Problem requirements: Below is some material; set it all down exactly, apart from the pictures.

Data block:

____

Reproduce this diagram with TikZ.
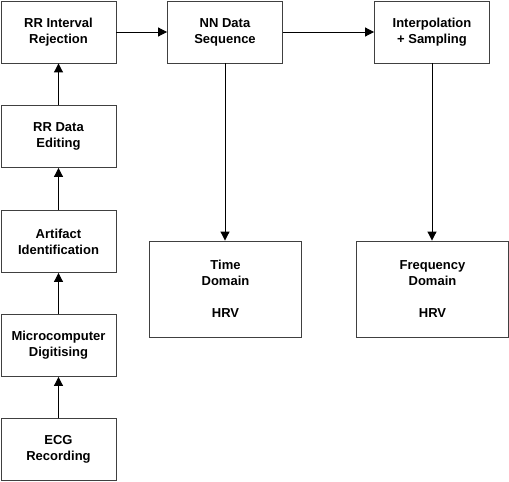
\documentclass[tikz,border=0pt]{standalone}
\usepackage{fontspec}
\setmainfont{Liberation Sans}
\usetikzlibrary{arrows.meta}
\begin{document}
\begin{tikzpicture}[x=1pt,y=-1pt,
  box/.style={draw=black!75,line width=0.9pt,minimum width=115pt,minimum height=62pt,inner sep=0pt,align=center,font=\fontsize{13}{16}\selectfont\bfseries},
  bigbox/.style={box,minimum width=152pt,minimum height=96pt},
  arr/.style={-{Triangle[length=9pt,width=9pt]},line width=1pt}]
\useasboundingbox (0,0) rectangle (509,482);
\node[box] (rej) at (58.5,32) {RR Interval\\Rejection};
\node[box] (edit) at (58.5,136.5) {RR Data\\Editing};
\node[box] (art) at (58.5,241.5) {Artifact\\Identification};
\node[box] (micro) at (58.5,345.5) {Microcomputer\\Digitising};
\node[box] (ecg) at (58.5,449.5) {ECG\\Recording};
\node[box] (nn) at (225,32) {NN Data\\Sequence};
\node[box] (interp) at (432,32) {Interpolation\\+ Sampling};
\node[bigbox] (time) at (225.5,289) {Time\\Domain\\[16pt]HRV};
\node[bigbox] (freq) at (432.5,289) {Frequency\\Domain\\[16pt]HRV};
\draw[arr] (ecg) -- (micro);
\draw[arr] (micro) -- (art);
\draw[arr] (art) -- (edit);
\draw[arr] (edit) -- (rej);
\draw[arr] (rej) -- (nn);
\draw[arr] (nn) -- (interp);
\draw[arr] (nn.south) -- (nn.south |- time.north);
\draw[arr] (interp.south) -- (interp.south |- freq.north);
\end{tikzpicture}
\end{document}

____

Finished task:
Reproduce this diagram with TikZ.
\documentclass[tikz,border=0pt]{standalone}
\usepackage{fontspec}
\setmainfont{Liberation Sans}
\usetikzlibrary{arrows.meta}
\begin{document}
\begin{tikzpicture}[x=1pt,y=-1pt,
  box/.style={draw=black!75,line width=0.9pt,minimum width=115pt,minimum height=62pt,inner sep=0pt,align=center,font=\fontsize{13}{16}\selectfont\bfseries},
  bigbox/.style={box,minimum width=152pt,minimum height=96pt},
  arr/.style={-{Triangle[length=9pt,width=9pt]},line width=1pt}]
\useasboundingbox (0,0) rectangle (509,482);
\node[box] (rej) at (58.5,32) {RR Interval\\Rejection};
\node[box] (edit) at (58.5,136.5) {RR Data\\Editing};
\node[box] (art) at (58.5,241.5) {Artifact\\Identification};
\node[box] (micro) at (58.5,345.5) {Microcomputer\\Digitising};
\node[box] (ecg) at (58.5,449.5) {ECG\\Recording};
\node[box] (nn) at (225,32) {NN Data\\Sequence};
\node[box] (interp) at (432,32) {Interpolation\\+ Sampling};
\node[bigbox] (time) at (225.5,289) {Time\\Domain\\[16pt]HRV};
\node[bigbox] (freq) at (432.5,289) {Frequency\\Domain\\[16pt]HRV};
\draw[arr] (ecg) -- (micro);
\draw[arr] (micro) -- (art);
\draw[arr] (art) -- (edit);
\draw[arr] (edit) -- (rej);
\draw[arr] (rej) -- (nn);
\draw[arr] (nn) -- (interp);
\draw[arr] (nn.south) -- (nn.south |- time.north);
\draw[arr] (interp.south) -- (interp.south |- freq.north);
\end{tikzpicture}
\end{document}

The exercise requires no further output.